• _EXERCISE TASK_
All of the data that follows should be retyped exactly, please, except the pictures.

· · · · ·

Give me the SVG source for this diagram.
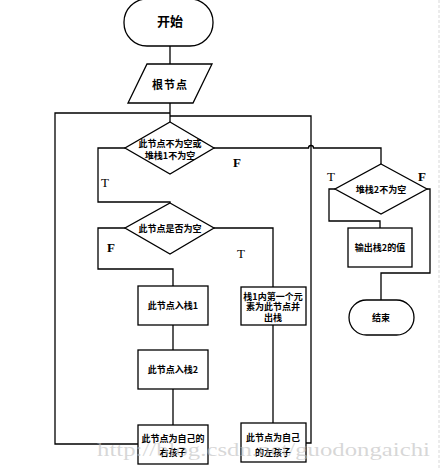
<svg xmlns="http://www.w3.org/2000/svg" width="440" height="468" viewBox="0 0 440 468">
<style>
.shape{fill:#fff;stroke:#000;stroke-width:1.3}
.conn{fill:none;stroke:#000;stroke-width:1.3}
.t{font-family:"Noto Sans CJK SC","Noto Sans",sans-serif;font-weight:bold;font-size:9px;fill:#000;text-anchor:middle;dominant-baseline:central}
.lbl{font-family:"Liberation Serif",serif;font-size:13px;fill:#000;text-anchor:middle;dominant-baseline:central}
.b{font-weight:bold}
</style>
<rect width="440" height="468" fill="#fff"/>
<line x1="439" y1="0" x2="439" y2="468" stroke="#d8d8d8" stroke-width="1" stroke-dasharray="3,2"/>
<g id="connectors">
<path class="conn" d="M170,46V64"/>
<path class="conn" d="M170,103V122"/>
<path class="conn" d="M138,444H55V113H170"/>
<path class="conn" d="M306,443H311V116H170"/>
<path class="conn" d="M125,148H98V202H170V203"/>
<path class="conn" d="M214,148H308.5a2.5,2.5 0 0 1 5,0H381V164"/>
<path class="conn" d="M125,228H98V269H173V286"/>
<path class="conn" d="M214,228H273V287"/>
<path class="conn" d="M173,325V350"/>
<path class="conn" d="M173,389V425"/>
<path class="conn" d="M273,325V423"/>
<path class="conn" d="M335,189H329V221H380V228"/>
<path class="conn" d="M427,189H430V273H381V300"/>
</g>
<g id="start">
<rect class="shape" x="124" y="-1" width="89" height="47" rx="23" ry="23"/>
<text class="t" x="170" y="20" style="font-size:13px">开始</text>
</g>
<g id="root">
<polygon class="shape" points="147,64 212,64 193,103 128,103"/>
<text class="t" x="170" y="84" style="font-size:11px;letter-spacing:1px">根节点</text>
</g>
<g id="cond1">
<polygon class="shape" points="170,122 214,148 170,174 125,148"/>
<text class="t" x="170" y="143">此节点不为空或</text>
<text class="t" x="170" y="155">堆栈1不为空</text>
</g>
<g id="cond2">
<polygon class="shape" points="170,203 214,228 170,254 125,228"/>
<text class="t" x="170" y="228">此节点是否为空</text>
</g>
<g id="push1">
<rect class="shape" x="138" y="286" width="70" height="39"/>
<text class="t" x="173" y="305">此节点入栈1</text>
</g>
<g id="push2">
<rect class="shape" x="138" y="350" width="70" height="39"/>
<text class="t" x="173" y="369">此节点入栈2</text>
</g>
<g id="right">
<rect class="shape" x="138" y="425" width="70" height="39"/>
<text class="t" x="173" y="438">此节点为自己的</text>
<text class="t" x="173" y="452">右孩子</text>
</g>
<g id="pop">
<rect class="shape" x="241" y="287" width="65" height="38"/>
<text class="t" x="273" y="296">栈1内第一个元</text>
<text class="t" x="273" y="306.5">素为此节点并</text>
<text class="t" x="273" y="317">出栈</text>
</g>
<g id="left">
<rect class="shape" x="241" y="423" width="65" height="39"/>
<text class="t" x="273" y="437">此节点为自己</text>
<text class="t" x="273" y="452">的左孩子</text>
</g>
<g id="cond3">
<polygon class="shape" points="381,164 427,189 381,214 335,189"/>
<text class="t" x="381" y="189">堆栈2不为空</text>
</g>
<g id="output">
<rect class="shape" x="348" y="228" width="64" height="39"/>
<text class="t" x="380" y="247">输出栈2的值</text>
</g>
<g id="end">
<rect class="shape" x="349" y="300" width="65" height="35" rx="17.5" ry="17.5"/>
<text class="t" x="381" y="317">结束</text>
</g>
<g id="labels">
<text class="lbl" x="105" y="182">T</text>
<text class="lbl b" x="237" y="162">F</text>
<text class="lbl b" x="111" y="247">F</text>
<text class="lbl" x="241" y="253">T</text>
<text class="lbl" x="331" y="176">T</text>
<text class="lbl b" x="422" y="176">F</text>
</g>
<text x="97" y="456" textLength="333" lengthAdjust="spacingAndGlyphs" style="font-family:'Liberation Serif',serif;font-size:19px;fill:#bdbdbd;fill-opacity:0.6">http://blog.csdn.net/guodongaichi</text>
</svg>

· · · · ·

• _ANSWER TO THIS TASK_
Give me the SVG source for this diagram.
<svg xmlns="http://www.w3.org/2000/svg" width="440" height="468" viewBox="0 0 440 468">
<style>
.shape{fill:#fff;stroke:#000;stroke-width:1.3}
.conn{fill:none;stroke:#000;stroke-width:1.3}
.t{font-family:"Noto Sans CJK SC","Noto Sans",sans-serif;font-weight:bold;font-size:9px;fill:#000;text-anchor:middle;dominant-baseline:central}
.lbl{font-family:"Liberation Serif",serif;font-size:13px;fill:#000;text-anchor:middle;dominant-baseline:central}
.b{font-weight:bold}
</style>
<rect width="440" height="468" fill="#fff"/>
<line x1="439" y1="0" x2="439" y2="468" stroke="#d8d8d8" stroke-width="1" stroke-dasharray="3,2"/>
<g id="connectors">
<path class="conn" d="M170,46V64"/>
<path class="conn" d="M170,103V122"/>
<path class="conn" d="M138,444H55V113H170"/>
<path class="conn" d="M306,443H311V116H170"/>
<path class="conn" d="M125,148H98V202H170V203"/>
<path class="conn" d="M214,148H308.5a2.5,2.5 0 0 1 5,0H381V164"/>
<path class="conn" d="M125,228H98V269H173V286"/>
<path class="conn" d="M214,228H273V287"/>
<path class="conn" d="M173,325V350"/>
<path class="conn" d="M173,389V425"/>
<path class="conn" d="M273,325V423"/>
<path class="conn" d="M335,189H329V221H380V228"/>
<path class="conn" d="M427,189H430V273H381V300"/>
</g>
<g id="start">
<rect class="shape" x="124" y="-1" width="89" height="47" rx="23" ry="23"/>
<text class="t" x="170" y="20" style="font-size:13px">开始</text>
</g>
<g id="root">
<polygon class="shape" points="147,64 212,64 193,103 128,103"/>
<text class="t" x="170" y="84" style="font-size:11px;letter-spacing:1px">根节点</text>
</g>
<g id="cond1">
<polygon class="shape" points="170,122 214,148 170,174 125,148"/>
<text class="t" x="170" y="143">此节点不为空或</text>
<text class="t" x="170" y="155">堆栈1不为空</text>
</g>
<g id="cond2">
<polygon class="shape" points="170,203 214,228 170,254 125,228"/>
<text class="t" x="170" y="228">此节点是否为空</text>
</g>
<g id="push1">
<rect class="shape" x="138" y="286" width="70" height="39"/>
<text class="t" x="173" y="305">此节点入栈1</text>
</g>
<g id="push2">
<rect class="shape" x="138" y="350" width="70" height="39"/>
<text class="t" x="173" y="369">此节点入栈2</text>
</g>
<g id="right">
<rect class="shape" x="138" y="425" width="70" height="39"/>
<text class="t" x="173" y="438">此节点为自己的</text>
<text class="t" x="173" y="452">右孩子</text>
</g>
<g id="pop">
<rect class="shape" x="241" y="287" width="65" height="38"/>
<text class="t" x="273" y="296">栈1内第一个元</text>
<text class="t" x="273" y="306.5">素为此节点并</text>
<text class="t" x="273" y="317">出栈</text>
</g>
<g id="left">
<rect class="shape" x="241" y="423" width="65" height="39"/>
<text class="t" x="273" y="437">此节点为自己</text>
<text class="t" x="273" y="452">的左孩子</text>
</g>
<g id="cond3">
<polygon class="shape" points="381,164 427,189 381,214 335,189"/>
<text class="t" x="381" y="189">堆栈2不为空</text>
</g>
<g id="output">
<rect class="shape" x="348" y="228" width="64" height="39"/>
<text class="t" x="380" y="247">输出栈2的值</text>
</g>
<g id="end">
<rect class="shape" x="349" y="300" width="65" height="35" rx="17.5" ry="17.5"/>
<text class="t" x="381" y="317">结束</text>
</g>
<g id="labels">
<text class="lbl" x="105" y="182">T</text>
<text class="lbl b" x="237" y="162">F</text>
<text class="lbl b" x="111" y="247">F</text>
<text class="lbl" x="241" y="253">T</text>
<text class="lbl" x="331" y="176">T</text>
<text class="lbl b" x="422" y="176">F</text>
</g>
<text x="97" y="456" textLength="333" lengthAdjust="spacingAndGlyphs" style="font-family:'Liberation Serif',serif;font-size:19px;fill:#bdbdbd;fill-opacity:0.6">http://blog.csdn.net/guodongaichi</text>
</svg>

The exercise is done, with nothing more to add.